By Tommy Reggiori Wilkes
LONDON (Reuters) -UniCredit’s CEO Andrea Orcel said on Wednesday he may need to wait until 2027 before deciding whether to try and take over Commerzbank, as Germany’s fiscal splurge pumped up the bank’s shares and he needed to examine any deal’s value.
Orcel thrust his bank into two M&A situations last year by acquiring up to 30% in Germany’s Commerzbank through derivatives and bidding for Italian peer Banco BPM.
UniCredit received approval from the European Central Bank last week to convert those derivatives into up to 29.9% of Commerzbank shares. It said it would likely wait until next year before taking a decision on pursuing a full takeover.
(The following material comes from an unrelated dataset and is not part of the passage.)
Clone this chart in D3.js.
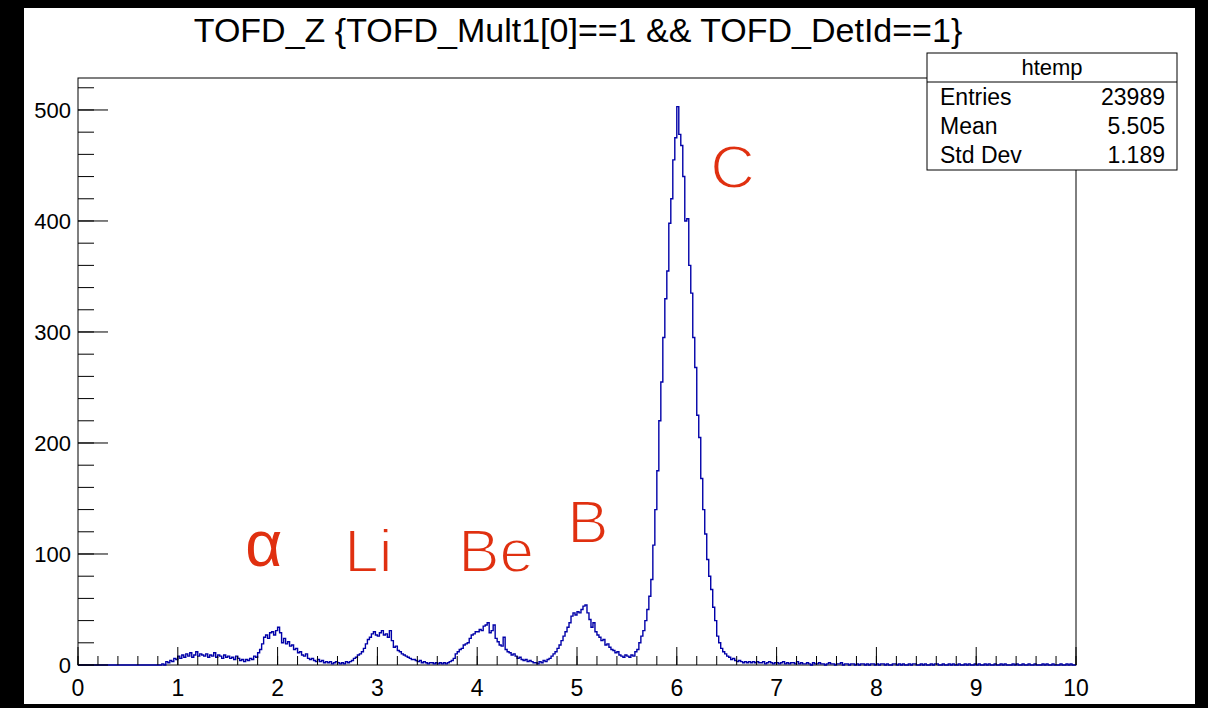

“When we bought, the bank doubled in value, and you go back into the small detail of price,” he told the Morgan Stanley European Financials Conference in London, adding that Commerzbank’s stock was getting a boost this year from Germany’s spending plans.
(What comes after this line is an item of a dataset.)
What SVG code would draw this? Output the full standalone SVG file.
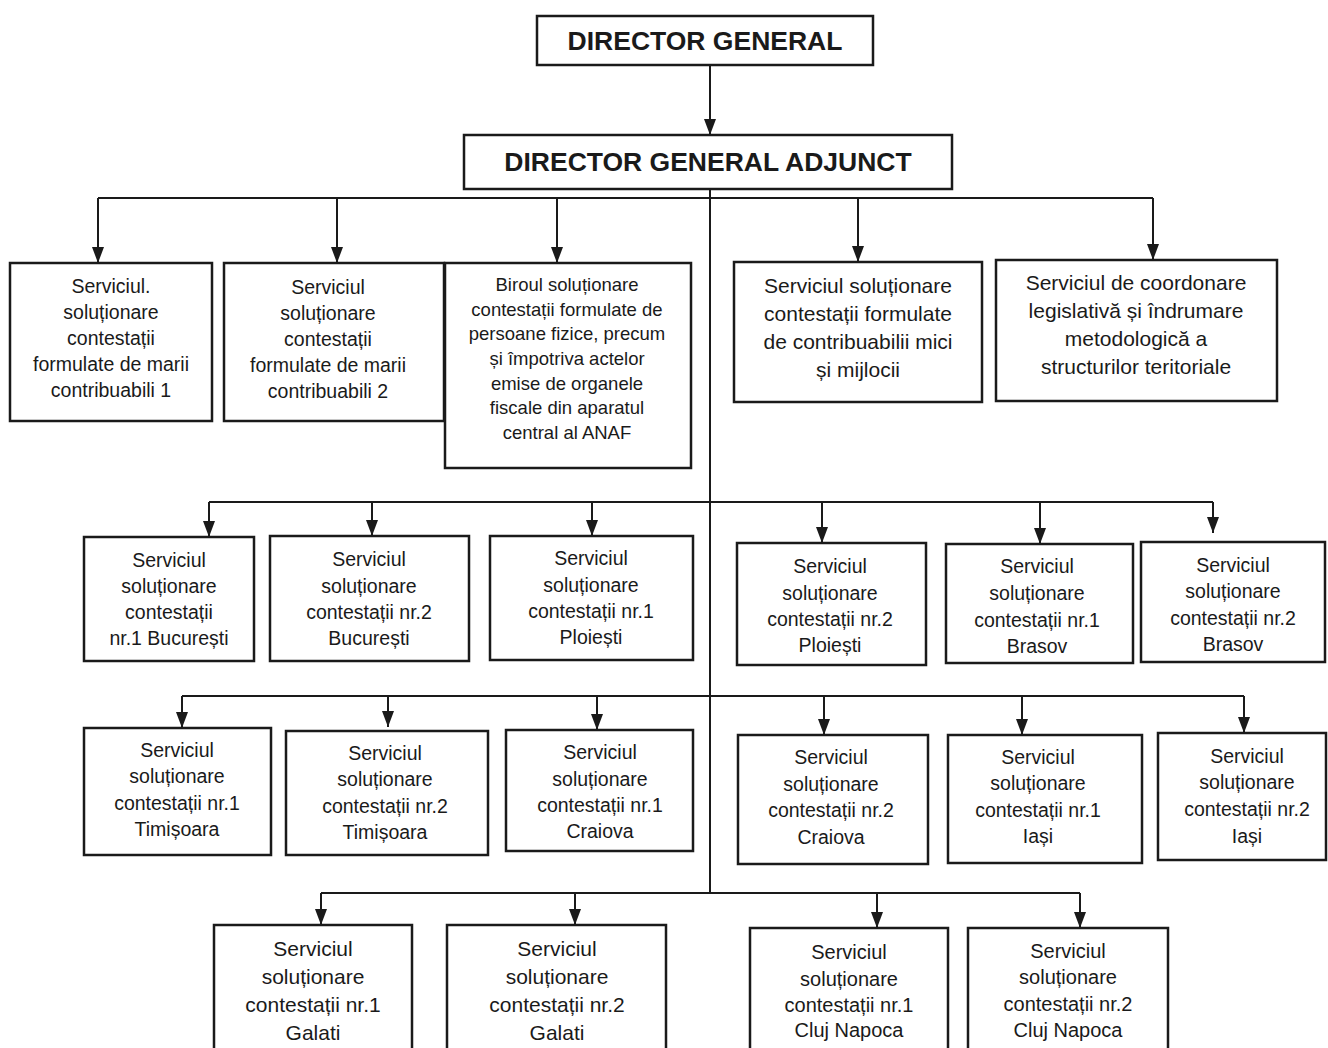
<svg xmlns="http://www.w3.org/2000/svg" width="1328" height="1048" viewBox="0 0 1328 1048">
<defs>
<marker id="ah" viewBox="0 0 16 12" refX="16" refY="6" markerWidth="16" markerHeight="12" markerUnits="userSpaceOnUse" orient="auto">
<path d="M0,0 L16,6 L0,12 z" fill="#1a1a1a"/>
</marker>
<style>
.box{fill:#fff;stroke:#1a1a1a;stroke-width:2.5}
.ln{stroke:#1a1a1a;stroke-width:2;fill:none}
.ar{stroke:#1a1a1a;stroke-width:2;fill:none;marker-end:url(#ah)}
text{font-family:"Liberation Sans",Arial,sans-serif;fill:#1a1a1a;text-anchor:middle}
.h{font-size:26.5px;font-weight:bold}
.t19{font-size:19.5px}
.t18{font-size:18.5px}
.t21{font-size:21px}
.t20{font-size:20px}
</style>
</defs>
<rect width="1328" height="1048" fill="#fff"/>

<g id="connectors">
<line class="ar" x1="710" y1="64" x2="710" y2="135"/>
<line class="ln" x1="710" y1="189" x2="710" y2="893"/>
<line class="ln" x1="98" y1="198" x2="1153" y2="198"/>
<line class="ar" x1="98" y1="198" x2="98" y2="263"/>
<line class="ar" x1="337" y1="198" x2="337" y2="263"/>
<line class="ar" x1="557" y1="198" x2="557" y2="263"/>
<line class="ar" x1="858" y1="198" x2="858" y2="262"/>
<line class="ar" x1="1153" y1="198" x2="1153" y2="260"/>
<line class="ln" x1="209" y1="502" x2="1213" y2="502"/>
<line class="ar" x1="209" y1="502" x2="209" y2="537"/>
<line class="ar" x1="372" y1="502" x2="372" y2="536"/>
<line class="ar" x1="592" y1="502" x2="592" y2="536"/>
<line class="ar" x1="822" y1="502" x2="822" y2="543"/>
<line class="ar" x1="1040" y1="502" x2="1040" y2="544"/>
<line class="ar" x1="1213" y1="502" x2="1213" y2="533"/>
<line class="ln" x1="182" y1="696" x2="1244" y2="696"/>
<line class="ar" x1="182" y1="696" x2="182" y2="728"/>
<line class="ar" x1="388" y1="696" x2="388" y2="727"/>
<line class="ar" x1="597" y1="696" x2="597" y2="730"/>
<line class="ar" x1="824" y1="696" x2="824" y2="735"/>
<line class="ar" x1="1022" y1="696" x2="1022" y2="735"/>
<line class="ar" x1="1244" y1="696" x2="1244" y2="733"/>
<line class="ln" x1="321" y1="893" x2="1080" y2="893"/>
<line class="ar" x1="321" y1="893" x2="321" y2="925"/>
<line class="ar" x1="575" y1="893" x2="575" y2="925"/>
<line class="ar" x1="877" y1="893" x2="877" y2="928"/>
<line class="ar" x1="1080" y1="893" x2="1080" y2="928"/>
</g>

<g id="dg"><rect class="box" x="537" y="16" width="336" height="49"/>
<text class="h" x="705" y="50">DIRECTOR GENERAL</text></g>
<g id="dga"><rect class="box" x="464" y="135" width="488" height="54"/>
<text class="h" x="708" y="171">DIRECTOR GENERAL ADJUNCT</text></g>

<g id="r1b1"><rect class="box" x="10" y="263" width="202" height="158"/>
<text class="t19" x="111"><tspan x="111" y="293">Serviciul.</tspan><tspan x="111" y="319">soluționare</tspan><tspan x="111" y="345">contestații</tspan><tspan x="111" y="371">formulate de marii</tspan><tspan x="111" y="397">contribuabili 1</tspan></text></g>
<g id="r1b2"><rect class="box" x="224" y="263" width="220" height="158"/>
<text class="t19" x="328"><tspan x="328" y="294">Serviciul</tspan><tspan x="328" y="320">soluționare</tspan><tspan x="328" y="346">contestații</tspan><tspan x="328" y="372">formulate de marii</tspan><tspan x="328" y="398">contribuabili 2</tspan></text></g>
<g id="r1b3"><rect class="box" x="445" y="263" width="246" height="205"/>
<text class="t18" x="567"><tspan x="567" y="291">Biroul soluționare</tspan><tspan x="567" y="316">contestații formulate de</tspan><tspan x="567" y="340">persoane fizice, precum</tspan><tspan x="567" y="365">și împotriva actelor</tspan><tspan x="567" y="390">emise de organele</tspan><tspan x="567" y="414">fiscale din aparatul</tspan><tspan x="567" y="439">central al ANAF</tspan></text></g>
<g id="r1b4"><rect class="box" x="734" y="262" width="248" height="140"/>
<text class="t21" x="858"><tspan x="858" y="293">Serviciul soluționare</tspan><tspan x="858" y="321">contestații formulate</tspan><tspan x="858" y="349">de contribuabilii mici</tspan><tspan x="858" y="377">și mijlocii</tspan></text></g>
<g id="r1b5"><rect class="box" x="996" y="260" width="281" height="141"/>
<text class="t21" x="1136"><tspan x="1136" y="290">Serviciul de coordonare</tspan><tspan x="1136" y="318">legislativă și îndrumare</tspan><tspan x="1136" y="346">metodologică a</tspan><tspan x="1136" y="374">structurilor teritoriale</tspan></text></g>

<g id="r2b1"><rect class="box" x="84" y="537" width="170" height="124"/>
<text class="t19" x="169"><tspan x="169" y="567">Serviciul</tspan><tspan x="169" y="593">soluționare</tspan><tspan x="169" y="619">contestații</tspan><tspan x="169" y="645">nr.1 București</tspan></text></g>
<g id="r2b2"><rect class="box" x="270" y="536" width="199" height="125"/>
<text class="t19" x="369"><tspan x="369" y="566">Serviciul</tspan><tspan x="369" y="593">soluționare</tspan><tspan x="369" y="619">contestații nr.2</tspan><tspan x="369" y="645">București</tspan></text></g>
<g id="r2b3"><rect class="box" x="490" y="536" width="203" height="124"/>
<text class="t19" x="591"><tspan x="591" y="565">Serviciul</tspan><tspan x="591" y="592">soluționare</tspan><tspan x="591" y="618">contestații nr.1</tspan><tspan x="591" y="644">Ploiești</tspan></text></g>
<g id="r2b4"><rect class="box" x="737" y="543" width="189" height="122"/>
<text class="t19" x="830"><tspan x="830" y="573">Serviciul</tspan><tspan x="830" y="600">soluționare</tspan><tspan x="830" y="626">contestații nr.2</tspan><tspan x="830" y="652">Ploiești</tspan></text></g>
<g id="r2b5"><rect class="box" x="946" y="544" width="187" height="119"/>
<text class="t19" x="1037"><tspan x="1037" y="573">Serviciul</tspan><tspan x="1037" y="600">soluționare</tspan><tspan x="1037" y="627">contestații nr.1</tspan><tspan x="1037" y="653">Brasov</tspan></text></g>
<g id="r2b6"><rect class="box" x="1141" y="542" width="184" height="120"/>
<text class="t19" x="1233"><tspan x="1233" y="572">Serviciul</tspan><tspan x="1233" y="598">soluționare</tspan><tspan x="1233" y="625">contestații nr.2</tspan><tspan x="1233" y="651">Brasov</tspan></text></g>

<g id="r3b1"><rect class="box" x="84" y="728" width="187" height="127"/>
<text class="t19" x="177"><tspan x="177" y="757">Serviciul</tspan><tspan x="177" y="783">soluționare</tspan><tspan x="177" y="810">contestații nr.1</tspan><tspan x="177" y="836">Timișoara</tspan></text></g>
<g id="r3b2"><rect class="box" x="286" y="731" width="202" height="124"/>
<text class="t19" x="385"><tspan x="385" y="760">Serviciul</tspan><tspan x="385" y="786">soluționare</tspan><tspan x="385" y="813">contestații nr.2</tspan><tspan x="385" y="839">Timișoara</tspan></text></g>
<g id="r3b3"><rect class="box" x="506" y="730" width="187" height="121"/>
<text class="t19" x="600"><tspan x="600" y="759">Serviciul</tspan><tspan x="600" y="786">soluționare</tspan><tspan x="600" y="812">contestații nr.1</tspan><tspan x="600" y="838">Craiova</tspan></text></g>
<g id="r3b4"><rect class="box" x="738" y="735" width="190" height="129"/>
<text class="t19" x="831"><tspan x="831" y="764">Serviciul</tspan><tspan x="831" y="791">soluționare</tspan><tspan x="831" y="817">contestații nr.2</tspan><tspan x="831" y="844">Craiova</tspan></text></g>
<g id="r3b5"><rect class="box" x="948" y="735" width="194" height="128"/>
<text class="t19" x="1038"><tspan x="1038" y="764">Serviciul</tspan><tspan x="1038" y="790">soluționare</tspan><tspan x="1038" y="817">contestații nr.1</tspan><tspan x="1038" y="843">Iași</tspan></text></g>
<g id="r3b6"><rect class="box" x="1158" y="733" width="168" height="127"/>
<text class="t19" x="1247"><tspan x="1247" y="763">Serviciul</tspan><tspan x="1247" y="789">soluționare</tspan><tspan x="1247" y="816">contestații nr.2</tspan><tspan x="1247" y="843">Iași</tspan></text></g>

<g id="r4b1"><rect class="box" x="214" y="925" width="198" height="140"/>
<text class="t21" x="313"><tspan x="313" y="956">Serviciul</tspan><tspan x="313" y="984">soluționare</tspan><tspan x="313" y="1012">contestații nr.1</tspan><tspan x="313" y="1040">Galati</tspan></text></g>
<g id="r4b2"><rect class="box" x="447" y="925" width="219" height="140"/>
<text class="t21" x="557"><tspan x="557" y="956">Serviciul</tspan><tspan x="557" y="984">soluționare</tspan><tspan x="557" y="1012">contestații nr.2</tspan><tspan x="557" y="1040">Galati</tspan></text></g>
<g id="r4b3"><rect class="box" x="750" y="928" width="198" height="137"/>
<text class="t20" x="849"><tspan x="849" y="959">Serviciul</tspan><tspan x="849" y="986">soluționare</tspan><tspan x="849" y="1012">contestații nr.1</tspan><tspan x="849" y="1037">Cluj Napoca</tspan></text></g>
<g id="r4b4"><rect class="box" x="968" y="928" width="200" height="137"/>
<text class="t20" x="1068"><tspan x="1068" y="958">Serviciul</tspan><tspan x="1068" y="984">soluționare</tspan><tspan x="1068" y="1011">contestații nr.2</tspan><tspan x="1068" y="1037">Cluj Napoca</tspan></text></g>
</svg>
“We want to understand if there is a reflection of the value with [Commerzbank’s share] price,” he added.
“I can sit and wait until the end of the period of 2027,” he said, while warning that the time it was taking to get European banking M&A done was making him “less optimistic” about dealmaking more broadly.
Orcel said the lender must now wait for approvals from German anti-trust authorities and to engage with a new German government – which has said it opposes a takeover – delaying any move to convert the derivatives into Commerzbank shares.
“It is difficult to see how we can be on the other side of things before September or October,” he said.
The dealmaker-turned-CEO told the event in London that it would be at least a year before he had turned his initial 9% stake in Commerzbank announced in September into a 30% holding, and nine months before UniCredit had decided whether to proceed with its bid for BPM.
“This is a long time, this is a lot of uncertainty,” he said.
Orcel also told the event that UniCredit could increase its investment into its German business because the fiscal spending announced in the country was improving Germany’s prospects.